Sunday, December 17, 2006

Un'altra ricetta per il pane

I already explained how to make italian biova. This time, though, I improvised a little bit, and the result was even better.
In fact, this time the dinner was on a Friday, and I didn't have time to wait four hours for the bread to rise.. so I made the dough the night before.
The doses are, very approximatively:
1.5 cups warm water
1.5 tsp yeast
6 cups flour
2 tbsp salt
Dissolve the yeast in the water, and add a tsp sugar to activate it. Make sure it bubbles. Add the flour into the water/yeast mixture, stirring, and when it's workable, start kneading it on a floured surface. You may have to add a little bit less or more flour depending on your flour type. After 2 min of kneading add the salt on its surface and keep kneading so it gets all incorporated. You should knead the dough for at least ten minutes.

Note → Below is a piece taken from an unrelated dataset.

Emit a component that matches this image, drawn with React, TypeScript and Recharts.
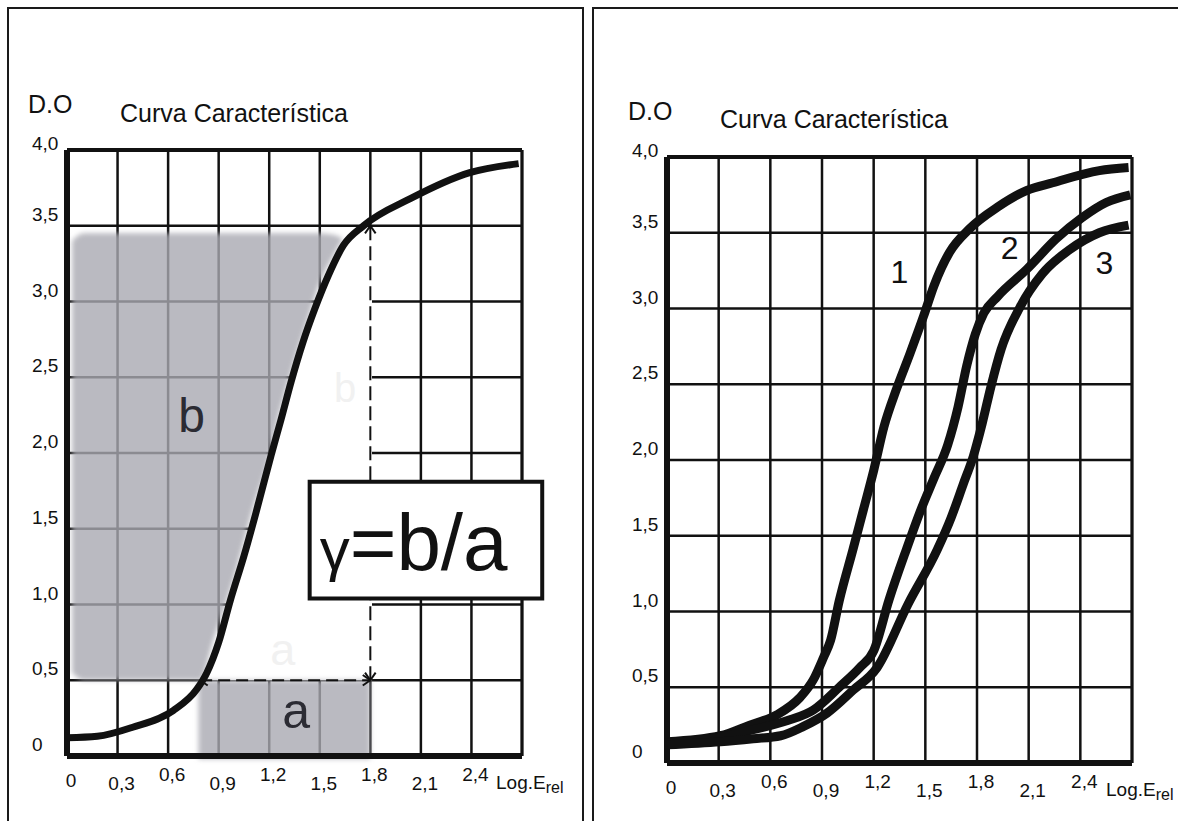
import React from "react";
import {
  ComposedChart,
  Line,
  Area,
  XAxis,
  YAxis,
  CartesianGrid,
  ReferenceLine,
  ReferenceArea,
  ReferenceDot,
} from "recharts";

const FONT = '"Liberation Sans", Arial, Helvetica, sans-serif';
const INK = "#111";
const SHADE = "#a9a9b1";

// Axes: log relative exposure (0,3 steps) and optical density (0,5 steps)
const logTicks = [0, 0.3, 0.6, 0.9, 1.2, 1.5, 1.8, 2.1, 2.4, 2.7];
const densityTicks = [0, 0.5, 1, 1.5, 2, 2.5, 3, 3.5, 4];
const chartTitle = "Curva Característica";
const densityTitle = "D.O";
const logTitle = "Log.E";
const logSub = "rel";

// Left panel: the characteristic curve
const curveX = [0, 0.18, 0.39, 0.63, 0.77, 0.83, 0.9, 0.97, 1.05, 1.12, 1.21, 1.27, 1.33, 1.4, 1.47, 1.55, 1.64, 1.76, 2.04, 2.39, 2.68];
const curveD = [0.12, 0.13, 0.19, 0.3, 0.44, 0.55, 0.75, 1.03, 1.32, 1.6, 1.98, 2.22, 2.47, 2.73, 2.95, 3.17, 3.37, 3.5, 3.68, 3.85, 3.91];

// shaded "b" block (density range) left of the curve
const shadeBX = [0.03, 0.1, 0.79, 0.87, 0.95, 1.01, 1.1, 1.2, 1.26, 1.34, 1.42, 1.5, 1.58, 1.63];
const shadeBLow = [0.55, 0.5, 0.5, 0.77, 1.03, 1.25, 1.62, 1.97, 2.26, 2.57, 2.85, 3.12, 3.3, 3.4];
const shadeBHigh = [3.4, 3.45, 3.45, 3.45, 3.45, 3.45, 3.45, 3.45, 3.45, 3.45, 3.45, 3.45, 3.44, 3.42];

// shaded "a" block (exposure range)
const shadeA = { x1: 0.78, x2: 1.8, d1: -0.02, d2: 0.5 };
// gamma construction: from D=0,5 on the curve to D=3,5 at log E 1,8
const gammaLow = { x: 0.79, d: 0.5 };
const gammaHigh = { x: 1.8, d: 3.5 };
// gamma formula box
const gammaBox = { x1: 1.44, x2: 2.82, d1: 1.04, d2: 1.81 };

// Right panel: three characteristic curves
const curve1X = [0, 0.31, 0.48, 0.64, 0.77, 0.85, 0.91, 0.95, 1.0, 1.08, 1.14, 1.2, 1.26, 1.33, 1.41, 1.49, 1.55, 1.64, 1.76, 1.92, 2.09, 2.24, 2.51, 2.68];
const curve1D = [0.14, 0.18, 0.25, 0.32, 0.43, 0.55, 0.7, 0.81, 1.07, 1.41, 1.67, 1.93, 2.22, 2.46, 2.7, 2.95, 3.15, 3.37, 3.53, 3.67, 3.78, 3.83, 3.91, 3.93];
const curve2X = [0, 0.31, 0.5, 0.7, 0.85, 1.0, 1.12, 1.2, 1.29, 1.39, 1.47, 1.55, 1.63, 1.69, 1.74, 1.79, 1.84, 1.92, 2.09, 2.26, 2.41, 2.55, 2.69];
const curve2D = [0.13, 0.17, 0.22, 0.28, 0.35, 0.5, 0.63, 0.74, 1.08, 1.41, 1.66, 1.88, 2.1, 2.35, 2.62, 2.83, 2.97, 3.08, 3.26, 3.46, 3.6, 3.7, 3.75];
const curve3X = [0, 0.31, 0.5, 0.66, 0.79, 0.93, 1.08, 1.22, 1.4, 1.57, 1.65, 1.72, 1.78, 1.83, 1.88, 1.94, 2.05, 2.18, 2.34, 2.51, 2.68];
const curve3D = [0.12, 0.14, 0.16, 0.18, 0.24, 0.33, 0.48, 0.63, 1.05, 1.41, 1.62, 1.84, 2.03, 2.24, 2.48, 2.73, 3.01, 3.23, 3.39, 3.5, 3.55];
const curveNames = ["1", "2", "3"];
const nameX = [1.35, 1.99, 2.54];
const nameD = [3.24, 3.4, 3.3];

// ---------------------------------------------------------------------------
// helpers
// ---------------------------------------------------------------------------

const zip = (xs: number[], ds: number[]) => xs.map((x, i) => ({ x, d: ds[i] }));

const comma = (v: number) => (v === 0 ? "0" : v.toFixed(1).replace(".", ","));

function LogTick(props: any) {
  const { x, y, payload, index } = props;
  const v = payload.value as number;
  if (v > 2.5) {
    return (
      <text x={x - 26} y={y + 33} fontFamily={FONT} fontSize={19} fill={INK}>
        {logTitle}
        <tspan fontSize={16} dy={4}>
          {logSub}
        </tspan>
      </text>
    );
  }
  // labels are staggered up / down like the hand-drawn original
  const drop = index === 0 ? 24 : index % 2 ? 27 : 18;
  return (
    <text x={x + 4} y={y + drop + 7} textAnchor="middle" fontFamily={FONT} fontSize={19} fill={INK}>
      {comma(v)}
    </text>
  );
}

function DensityTick(props: any) {
  const { x, y, payload } = props;
  const v = payload.value as number;
  const lift = v === 4 ? 0 : 5;
  return (
    <text x={x - 35} y={y - lift} fontFamily={FONT} fontSize={19} fill={INK}>
      {comma(v)}
    </text>
  );
}

const centerText = (text: string, size: number, color: string) => (props: any) => {
  const vb = props.viewBox;
  return (
    <text
      x={vb.x + vb.width / 2}
      y={vb.y + vb.height / 2}
      textAnchor="middle"
      dominantBaseline="central"
      fontFamily={FONT}
      fontSize={size}
      fill={color}
    >
      {text}
    </text>
  );
};

const gammaLabel = (props: any) => {
  const vb = props.viewBox;
  return (
    <text x={vb.x + 10} y={vb.y + 88} fontFamily={FONT} fill={INK}>
      <tspan fontSize={60}>γ</tspan>
      <tspan fontSize={80}>=b/a</tspan>
    </text>
  );
};

function Frame() {
  return [
    <ReferenceLine key="f-top" y={4} stroke={INK} strokeWidth={4} ifOverflow="visible" />,
    <ReferenceLine key="f-right" x={2.7} stroke={INK} strokeWidth={3} ifOverflow="visible" />,
    <ReferenceLine key="f-left" x={0} stroke={INK} strokeWidth={6} ifOverflow="visible" />,
    <ReferenceLine key="f-bottom" y={0} stroke={INK} strokeWidth={6} ifOverflow="visible" />,
  ];
}

const axes = [
  <CartesianGrid key="grid" stroke={INK} strokeWidth={2.5} fill="none" />,
  <XAxis
    key="xa"
    type="number"
    dataKey="x"
    domain={[0, 2.7]}
    ticks={logTicks}
    interval={0}
    height={40}
    tickSize={0}
    tickMargin={0}
    axisLine={false}
    tickLine={false}
    allowDataOverflow
    tick={(p: any) => <LogTick {...p} />}
  />,
  <YAxis
    key="ya"
    type="number"
    dataKey="d"
    domain={[0, 4]}
    ticks={densityTicks}
    interval={0}
    width={40}
    tickSize={0}
    tickMargin={0}
    axisLine={false}
    tickLine={false}
    allowDataOverflow
    tick={(p: any) => <DensityTick {...p} />}
  />,
];

// ---------------------------------------------------------------------------
// Left panel: gamma = b / a
// ---------------------------------------------------------------------------

function LeftPanel() {
  const curve = zip(curveX, curveD);
  const shadeB = shadeBX.map((x, i) => ({ x, r: [shadeBLow[i], shadeBHigh[i]] }));
  // white patch that hides the grid between the curve and the dashed line
  const erase = curve
    .filter((p) => p.x >= 0.78 && p.x <= 1.76)
    .map((p) => ({ x: p.x, r: [gammaLow.d, Math.min(p.d, gammaHigh.d - 0.02)] }));
  erase.push({ x: gammaHigh.x + 0.01, r: [gammaLow.d, gammaHigh.d - 0.02] });

  const ax = 0.045;
  const ay = 0.05;
  const dash = { stroke: INK, strokeWidth: 2, ifOverflow: "visible" as const };

  return (
    <ComposedChart width={583} height={821} margin={{ top: 150, right: 61, bottom: 25, left: 27 }}>
      {axes}
      <Area data={erase} dataKey="r" type="monotone" fill="#fff" fillOpacity={1} stroke="none" isAnimationActive={false} zIndex={50} />
      <ReferenceDot x={1.65} y={2.43} r={1} fill="none" stroke="none" label={centerText("b", 40, "#f1f1f1")} />
      <ReferenceDot x={1.28} y={0.7} r={1} fill="none" stroke="none" label={centerText("a", 45, "#f1f1f1")} />
      <Area
        data={shadeB}
        dataKey="r"
        type="monotone"
        fill={SHADE}
        fillOpacity={0.8}
        stroke="none"
        filter="url(#soft)"
        isAnimationActive={false}
        zIndex={100}
      />
      <ReferenceArea
        x1={shadeA.x1}
        x2={shadeA.x2}
        y1={shadeA.d1}
        y2={shadeA.d2}
        fill={SHADE}
        fillOpacity={0.8}
        stroke="none"
        filter="url(#soft)"
        ifOverflow="visible"
        zIndex={100}
      />
      <ReferenceLine
        segment={[{ x: gammaLow.x, y: gammaLow.d }, { x: gammaHigh.x, y: gammaLow.d }]}
        strokeDasharray="12 6"
        {...dash}
      />
      <ReferenceLine
        segment={[{ x: gammaHigh.x, y: gammaLow.d }, { x: gammaHigh.x, y: gammaHigh.d }]}
        strokeDasharray="14 6"
        {...dash}
      />
      {/* arrow heads */}
      <ReferenceLine segment={[{ x: gammaHigh.x, y: gammaHigh.d }, { x: gammaHigh.x - ax * 0.7, y: gammaHigh.d - ay }]} {...dash} />
      <ReferenceLine segment={[{ x: gammaHigh.x, y: gammaHigh.d }, { x: gammaHigh.x + ax * 0.7, y: gammaHigh.d - ay }]} {...dash} />
      <ReferenceLine segment={[{ x: gammaHigh.x, y: gammaLow.d }, { x: gammaHigh.x - ax * 0.7, y: gammaLow.d + ay }]} {...dash} />
      <ReferenceLine segment={[{ x: gammaHigh.x, y: gammaLow.d }, { x: gammaHigh.x + ax * 0.7, y: gammaLow.d + ay }]} {...dash} />
      <ReferenceLine segment={[{ x: gammaHigh.x, y: gammaLow.d }, { x: gammaHigh.x - ax, y: gammaLow.d + ay * 0.7 }]} {...dash} />
      <ReferenceLine segment={[{ x: gammaHigh.x, y: gammaLow.d }, { x: gammaHigh.x - ax, y: gammaLow.d - ay * 0.7 }]} {...dash} />
      <ReferenceLine segment={[{ x: gammaLow.x, y: gammaLow.d }, { x: gammaLow.x + ax, y: gammaLow.d + ay * 0.7 }]} {...dash} />
      <ReferenceLine segment={[{ x: gammaLow.x, y: gammaLow.d }, { x: gammaLow.x + ax, y: gammaLow.d - ay * 0.7 }]} {...dash} />
      {Frame()}
      <Line data={curve} dataKey="d" type="monotone" stroke={INK} strokeWidth={7} dot={false} isAnimationActive={false} />
      <ReferenceArea
        x1={gammaBox.x1}
        x2={gammaBox.x2}
        y1={gammaBox.d1}
        y2={gammaBox.d2}
        fill="#fff"
        fillOpacity={1}
        stroke={INK}
        strokeWidth={4}
        ifOverflow="visible"
        label={gammaLabel}
        zIndex={500}
      />
      <ReferenceDot x={0.74} y={2.25} r={1} fill="none" stroke="none" label={centerText("b", 48, "#2b2b33")} zIndex={2000} />
      <ReferenceDot x={1.36} y={0.3} r={1} fill="none" stroke="none" label={centerText("a", 50, "#2b2b33")} zIndex={2000} />
    </ComposedChart>
  );
}

// ---------------------------------------------------------------------------
// Right panel: three films
// ---------------------------------------------------------------------------

function RightPanel() {
  const curves = [zip(curve1X, curve1D), zip(curve2X, curve2D), zip(curve3X, curve3D)];
  return (
    <ComposedChart width={587} height={821} margin={{ top: 157, right: 46, bottom: 18, left: 36 }}>
      {axes}
      {Frame()}
      {curves.map((c, i) => (
        <Line
          key={curveNames[i]}
          data={c}
          dataKey="d"
          type="monotone"
          stroke={INK}
          strokeWidth={9}
          dot={false}
          isAnimationActive={false}
        />
      ))}
      {curveNames.map((n, i) => (
        <ReferenceDot
          key={"n" + n}
          x={nameX[i]}
          y={nameD[i]}
          r={1}
          fill="none"
          stroke="none"
          label={centerText(n, 32, INK)}
          zIndex={2000}
        />
      ))}
    </ComposedChart>
  );
}

export default function App() {
  const border = "2px solid #1a1a1a";
  return (
    <div style={{ position: "absolute", left: 0, top: 0, width: 1178, height: 821, overflow: "hidden", background: "#fff" }}>
      <svg width={0} height={0} style={{ position: "absolute" }}>
        <defs>
          <filter id="soft" x="-10%" y="-10%" width="120%" height="120%">
            <feGaussianBlur stdDeviation="2.5" />
          </filter>
        </defs>
      </svg>
      <div
        style={{
          position: "absolute",
          left: 7,
          top: 7,
          width: 577,
          height: 814,
          boxSizing: "border-box",
          borderLeft: border,
          borderTop: border,
          borderRight: border,
        }}
      />
      <div
        style={{
          position: "absolute",
          left: 592,
          top: 7,
          width: 586,
          height: 814,
          boxSizing: "border-box",
          borderLeft: border,
          borderTop: border,
        }}
      />
      <div style={{ position: "absolute", left: 0, top: 0 }}>
        <LeftPanel />
      </div>
      <div style={{ position: "absolute", left: 591, top: 0 }}>
        <RightPanel />
      </div>
      <svg width={1178} height={821} style={{ position: "absolute", left: 0, top: 0, pointerEvents: "none" }}>
        <g fontFamily={FONT} fill={INK} fontSize={25}>
          <text x={28} y={113}>{densityTitle}</text>
          <text x={120} y={122}>{chartTitle}</text>
          <text x={628} y={120}>{densityTitle}</text>
          <text x={720} y={128}>{chartTitle}</text>
        </g>
      </svg>
    </div>
  );
}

Let it rest overnight in the fridge. The day after, deflate the dough, which will have doubled its volume, knead for one more minute, and let it rest out of the fridge for another 8 hours (while you go to work :) ). Then, deflate it, and make two balls out of it, and let them rest for another hour or two, depending on how much time you have. Cook in the oven, preheated, at 400 F (if possible, on a stone) for ~30 min. Take it out when the crust is gold, and let it cool down on a rack. You can cut it after at least 10 min (better 20) of cooling.
This bread is really wonderful. You can add a little bit more salt, if you like it more savory.